Sunday, October 24, 2010
Shoring up the soul of the home.
We've been doing a LOT of unpacking, and the apartment is starting to feel like a home, but this was one of the unpacking tasks that made me feel most accomplished and, well, HAPPY.
Thursday, October 21, 2010
Kitchen Revolution up at Frontier Psychiatrist.
Monday, October 18, 2010
This is exactly right.
"It is not work that kills men, it is worry. Work is healthy; you can hardly put more on a man than he can bear. But worry is rust upon the blade. It is not movement that destroys the machinery, but friction." --Henry Ward Beecher
Tuesday, October 5, 2010
(blogitecture: under construction)
Dispatch from California.

Sunday, October 3, 2010
How to Buy a Used Car.*
Be done with all twenty times you had to sign your name—twenty-four letters long—and be in the rental car coasting down the Redwood Highway, upset without knowing why. Be heading from the bright, dry sunshine of Santa Rosa back into the dense grey fog that creeps over the Marin Headlands and sits on the highway before you begin to understand. You have never signed anything more serious than a one-year apartment lease. You have never handed over so much money, ever. You should be popping champagne, but a manacle has caught you at the ankle and there is the tinny sound of dragging chains. Someone is clipping your wings, and that someone is your own self.
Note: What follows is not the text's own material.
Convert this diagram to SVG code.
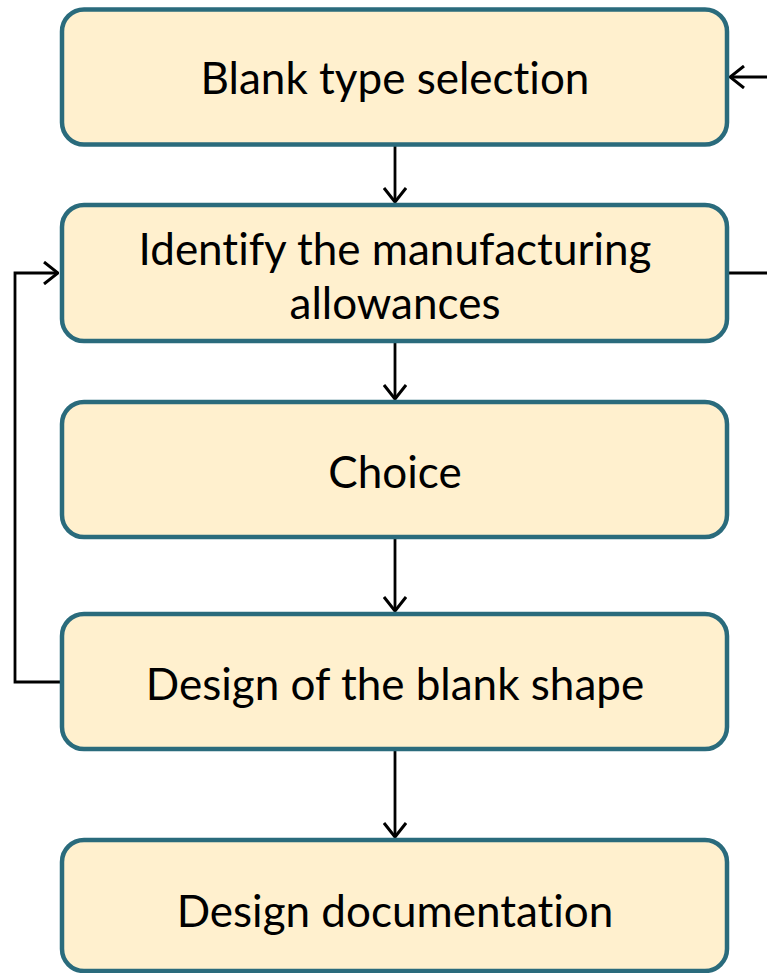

I live here now? You try it out, aloud.
I live here now, you say, thinking about living in NY, where you couldn’t afford to invest in anything and in this capricious moment it feels safer, easier, known. You suddenly miss the subway.
I live here, now. Breathe in, breathe out. I live. Here. Now.
---
* (From my writing group's prompt this morning: "What I really want to write about this morning is ___________." You might even replace the word "want" with "need.")
Saturday, October 2, 2010
Dreaming in two parts.
Friday, October 1, 2010
May is back in the bay.
Nahe ate and pooped today. This may not seem newsworthy, but she’s been out of sorts since the movers came to pack us on Tuesday. Four days of “irregularity”—this is the most encompassing way to put it. That today she felt safe enough to do these most simple of things—eat, go to the bathroom—is a huge relief. We walked together through the borrowed labyrinth of our friends’ housing community, and Nahe wants to pee on every single blade of grass. She pulls in any and every direction, indiscriminate. Her ears ever perked, her eyes wide open, she looks up at me despite the bright glare of sunshine. She understands nothing but that wherever Dave and I are is home.